• Question: What is the hardest thing about being a scientist?

    Asked by anon-314133 on 10 Mar 2022.
    • Photo: Mary Clarke

      Mary Clarke answered on 10 Mar 2022:


      Getting money to do the research 🙁

    • Photo: Amy Worrall

      Amy Worrall answered on 10 Mar 2022:


      Dealing with failure- a lot of things just won’t work and you need to be ready to pick yourself up and try a new angle!

    • Photo: Emily Clarke

      Emily Clarke answered on 11 Mar 2022:


      Dealing with things going wrong. It definitely makes you more resilient.

    • Photo: Elpida Vounzoulaki

      Elpida Vounzoulaki answered on 11 Mar 2022:


      That sometimes you don’t have an answer to everything, or your experiments/code fail. I am lucky to work as part of a very supportive team though! 🙂

    • Photo: Sophie Langdon

      Sophie Langdon answered on 11 Mar 2022:


      When things don’t work/go wrong and you can’t work out why! It can be very frustrating and you can spend a long time trying to fix it. Ultimately though, sometimes in science things just don’t work so you have to leave it and move on which doesn’t always feel great.

      Also if you work in academia funding is a real issue as @Mary has said!
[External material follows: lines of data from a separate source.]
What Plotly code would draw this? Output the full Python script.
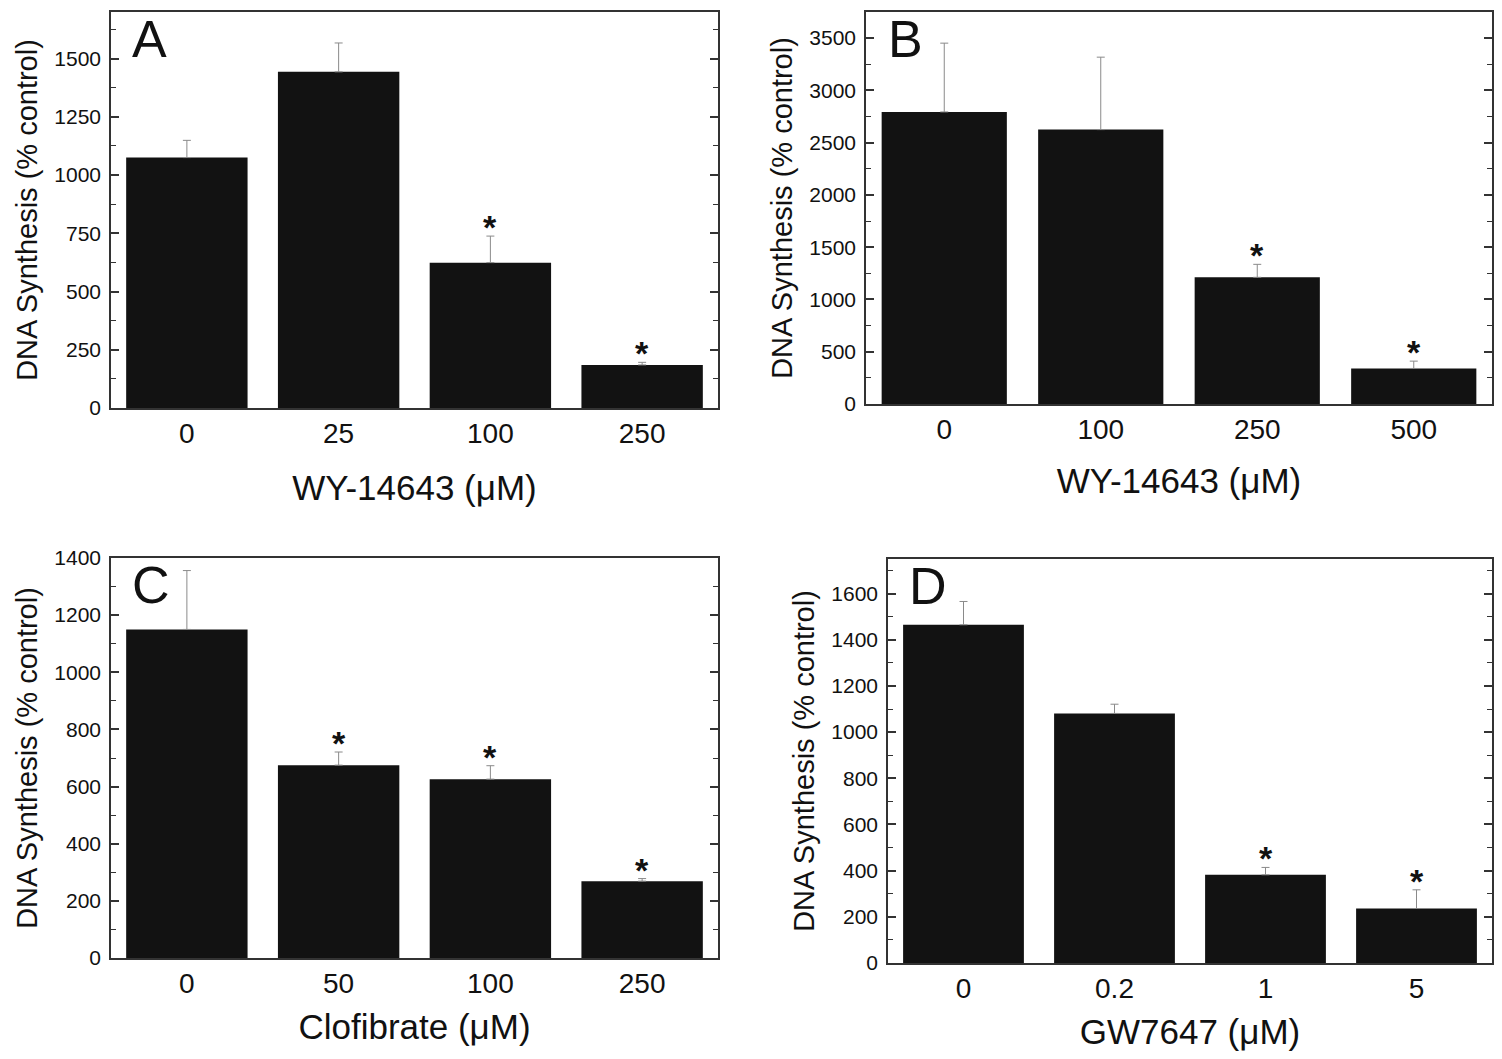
import plotly.graph_objects as go

# ---- data ----
a_cats = ["0", "25", "100", "250"]
a_vals = [1075, 1443, 624, 185]
a_errs = [74, 124, 114, 11]
a_sig = [False, False, True, True]

b_cats = ["0", "100", "250", "500"]
b_vals = [2794, 2625, 1212, 340]
b_errs = [658, 693, 124, 70]
b_sig = [False, False, True, True]

c_cats = ["0", "50", "100", "250"]
c_vals = [1150, 675, 626, 269]
c_errs = [206, 46, 47, 9]
c_sig = [False, True, True, True]

d_cats = ["0", "0.2", "1", "5"]
d_vals = [1465, 1081, 382, 236]
d_errs = [101, 40, 32, 81]
d_sig = [False, False, True, True]

FONT = "Liberation Sans, Arial, sans-serif"
OFF = 8                 # page body margin
W, H = 1502 - 2 * OFF, 1059 - 2 * OFF

panels = [
    dict(cats=a_cats, vals=a_vals, errs=a_errs, sig=a_sig, label="A",
         xtitle="WY-14643 (μM)", yrange=[0, 1700], dtick=250, minor=125,
         px=(111, 718), py=(12, 408), xstand=27),
    dict(cats=b_cats, vals=b_vals, errs=b_errs, sig=b_sig, label="B",
         xtitle="WY-14643 (μM)", yrange=[0, 3750], dtick=500, minor=250,
         px=(866, 1492), py=(12, 404), xstand=24),
    dict(cats=c_cats, vals=c_vals, errs=c_errs, sig=c_sig, label="C",
         xtitle="Clofibrate (μM)", yrange=[0, 1400], dtick=200, minor=100,
         px=(111, 718), py=(558, 958), xstand=16),
    dict(cats=d_cats, vals=d_vals, errs=d_errs, sig=d_sig, label="D",
         xtitle="GW7647 (μM)", yrange=[0, 1750], dtick=200, minor=100,
         px=(888, 1492), py=(559, 963), xstand=31),
]

fig = go.Figure()
annotations = []
for i, p in enumerate(panels):
    n = "" if i == 0 else str(i + 1)
    xa, ya = "x" + n, "y" + n
    fig.add_trace(go.Bar(
        x=p["cats"], y=p["vals"], xaxis=xa, yaxis=ya, width=0.8,
        marker=dict(color="#121212", line=dict(width=0)),
        error_y=dict(type="data", array=p["errs"], arrayminus=[0] * 4,
                     symmetric=False, color="#8a8a8a", thickness=1, width=4),
        showlegend=False,
    ))
    xd = [(p["px"][0] - OFF) / W, (p["px"][1] - OFF) / W]
    yd = [1 - (p["py"][1] - OFF) / H, 1 - (p["py"][0] - OFF) / H]
    fig.update_layout(**{
        "xaxis" + n: dict(
            domain=xd, anchor=ya, type="category", range=[-0.5, 3.5],
            showline=True, linecolor="#333", linewidth=1.5, mirror=True,
            ticks="", showgrid=False, zeroline=False, automargin=False,
            tickfont=dict(family=FONT, size=28, color="#111"),
            title=dict(text=p["xtitle"], font=dict(family=FONT, size=35, color="#111"),
                       standoff=p["xstand"]),
        ),
        "yaxis" + n: dict(
            domain=yd, anchor=xa, range=p["yrange"], dtick=p["dtick"], tick0=0,
            showline=True, linecolor="#333", linewidth=1.5, mirror="allticks",
            ticks="inside", ticklen=8, tickwidth=1.5, tickcolor="#333",
            minor=dict(ticks="inside", ticklen=5, tickwidth=1.2, tickcolor="#333",
                       dtick=p["minor"], tick0=0, showgrid=False),
            showgrid=False, zeroline=False, automargin=False,
            ticklabelstandoff=4,
            tickfont=dict(family=FONT, size=21, color="#111"),
            title=dict(text="DNA Synthesis (% control)",
                       font=dict(family=FONT, size=29, color="#111"), standoff=8),
        ),
    })
    # panel letter
    annotations.append(dict(
        text=p["label"], xref=xa + " domain", yref=ya + " domain",
        x=0.032, y=1.0, xanchor="left", yanchor="top", showarrow=False, yshift=4,
        font=dict(family=FONT, size=52, color="#111"),
    ))
    # significance asterisks (x given as category index on the category axis)
    for j, (v, e, s) in enumerate(zip(p["vals"], p["errs"], p["sig"])):
        if s:
            annotations.append(dict(
                text="<b>*</b>", x=j, y=v + e, xref=xa, yref=ya, xanchor="center",
                yanchor="bottom", showarrow=False, yshift=-12,
                font=dict(family=FONT, size=34, color="#111"),
            ))

fig.update_layout(
    width=W, height=H, margin=dict(l=0, r=0, t=0, b=0),
    paper_bgcolor="white", plot_bgcolor="white",
    annotations=annotations, bargap=0.2,
)
fig.write_html("out.html")
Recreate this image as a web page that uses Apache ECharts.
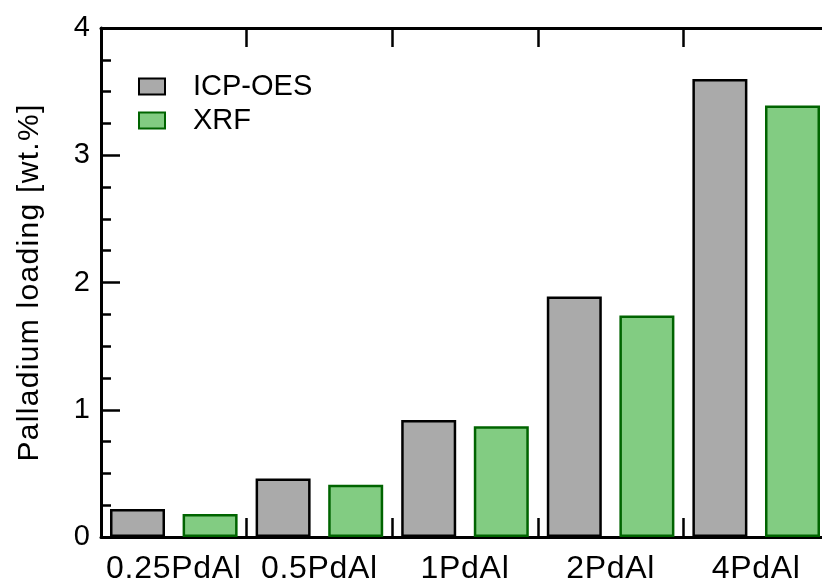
<!DOCTYPE html>
<html>
<head>
<meta charset="utf-8">
<script src="https://cdn.jsdelivr.net/npm/echarts@6/dist/echarts.min.js"></script>
<style>
  html, body { margin: 0; padding: 0; background: #fff; }
  #chart { width: 822px; height: 581px; }
</style>
</head>
<body>
<div id="chart"></div>
<script>
const categories = ['0.25PdAl', '0.5PdAl', '1PdAl', '2PdAl', '4PdAl'];
const icpValues = [0.22, 0.46, 0.92, 1.89, 3.60];
const xrfValues = [0.18, 0.41, 0.87, 1.74, 3.39];
const yTicks = { min: 0, max: 4, interval: 1 };

// per-size text spacing, to mimic the wider glyph spacing of the reference
(function () {
  const P = CanvasRenderingContext2D.prototype;
  const f = P.fillText, m = P.measureText;
  function sp(ctx) {
    const mm = /(\d+(?:\.\d+)?)px/.exec(ctx.font || '');
    const s = mm ? parseFloat(mm[1]) : 0;
    ctx.letterSpacing = s === 32 ? '0.7px' : (s === 30 ? '1.3px' : '0px');
  }
  P.fillText = function () { sp(this); return f.apply(this, arguments); };
  P.measureText = function () { sp(this); return m.apply(this, arguments); };
})();

const FONT = '"Liberation Sans", Arial, Helvetica, sans-serif';

const chart = echarts.init(document.getElementById('chart'), null, { renderer: 'canvas' });
chart.setOption({
  animation: false,
  backgroundColor: '#ffffff',
  textStyle: { fontFamily: FONT, color: '#000' },
  grid: { left: 101, right: -7, top: 28, bottom: 44, containLabel: false, outerBoundsMode: 'none' },
  legend: {
    left: 138, top: 72, orient: 'vertical', padding: 0,
    itemWidth: 26, itemHeight: 16, itemGap: 5,
    icon: 'rect',
    textStyle: { fontFamily: FONT, fontSize: 29, color: '#000', padding: [0, 0, 0, 23] },
    data: ['ICP-OES', 'XRF']
  },
  xAxis: [{
    type: 'category', data: categories, position: 'bottom',
    axisLine: { show: true, lineStyle: { color: '#000', width: 3 } },
    axisTick: { show: true, inside: true, length: 19, lineStyle: { color: '#000', width: 2.5 } },
    axisLabel: { fontFamily: FONT, fontSize: 32, color: '#000', margin: 16, interval: 0 },
    splitLine: { show: false }
  }, {
    type: 'category', data: categories, position: 'top',
    axisLine: { show: true, lineStyle: { color: '#000', width: 3 } },
    axisTick: { show: true, inside: true, length: 19, lineStyle: { color: '#000', width: 2.5 } },
    axisLabel: { show: false },
    splitLine: { show: false }
  }],
  yAxis: [{
    type: 'value', min: yTicks.min, max: yTicks.max, interval: yTicks.interval,
    name: 'Palladium loading [wt.%]', nameLocation: 'middle', nameGap: 56,
    nameTextStyle: { fontFamily: FONT, fontSize: 30, color: '#000' },
    axisLine: { show: true, lineStyle: { color: '#000', width: 3 } },
    axisTick: { show: true, inside: true, length: 19, lineStyle: { color: '#000', width: 2.5 } },
    minorTick: { show: true, splitNumber: 4, length: 10, lineStyle: { color: '#000', width: 2.5 } },
    axisLabel: { fontFamily: FONT, fontSize: 29, color: '#000', margin: 11 },
    splitLine: { show: false }
  }],
  series: [{
    name: 'ICP-OES', type: 'bar', data: icpValues,
    barWidth: 55, barGap: '32%',
    itemStyle: { color: '#aaaaaa', borderColor: '#000000', borderWidth: 2.5 }
  }, {
    name: 'XRF', type: 'bar', data: xrfValues,
    barWidth: 55, barGap: '32%',
    itemStyle: { color: '#82cc82', borderColor: '#006400', borderWidth: 2.5 }
  }]
});
</script>
</body>
</html>
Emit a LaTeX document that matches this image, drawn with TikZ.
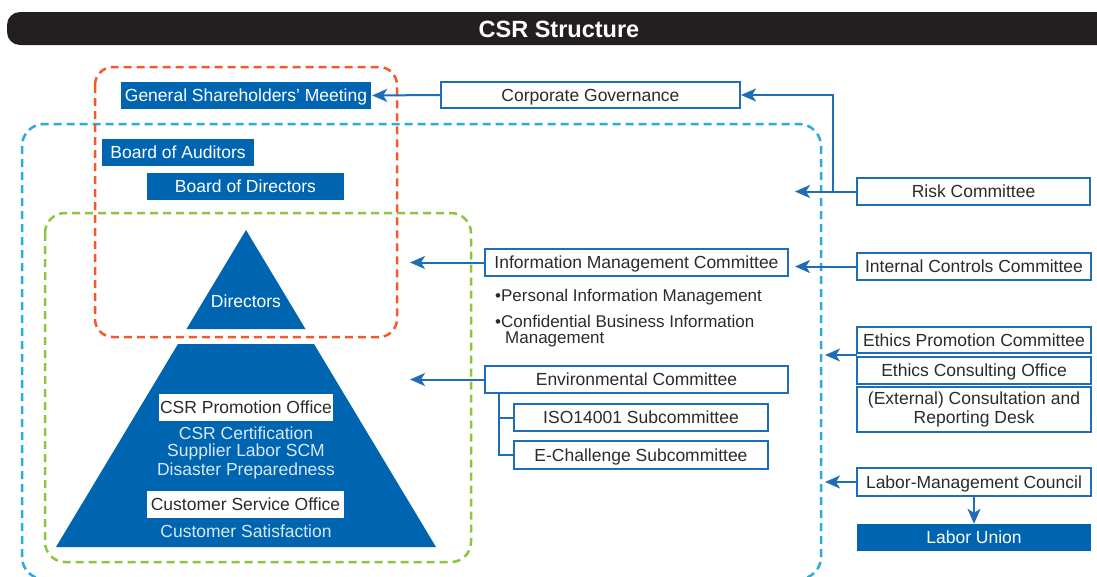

    • Photo: Chigozie Onuba

      Chigozie Onuba answered on 11 Mar 2022:


      I don’t think there’s anything hard. Just have to be prepared to study and work hard

    • Photo: Kerry Ann Brown

      Kerry Ann Brown answered on 14 Mar 2022:


      Perseverance and transparency! Science requires a systematic approach to collecting information and analysing/interpreting that information. It can take patience and a commitment to do things correctly and keep good notes so everyone can see what was done and why. If you are in a hurry this can be hard. It is worthwhile though to protect anyone who has taken part in our research and also to make sure we can trust our results!

    • Photo: Sara Luzzi

      Sara Luzzi answered on 14 Mar 2022:


      Dealing with rejections and failed experiments is probably the hardest one, but every job has stumbling blocks and some risk of failure. If you like what you do, and if you have help from others, even the hardest thing can become manageable.

    • Photo: Rebecca Locke

      Rebecca Locke answered on 16 Mar 2022:


      For me it’s probably my code not working, so I spend a whole day trying to work out why and it turns out to be the smallest thing. You can’t make any errors when it comes to making software for diagnosing something that may affect a patient’s life, so you have to make sure anything you find is ‘real’!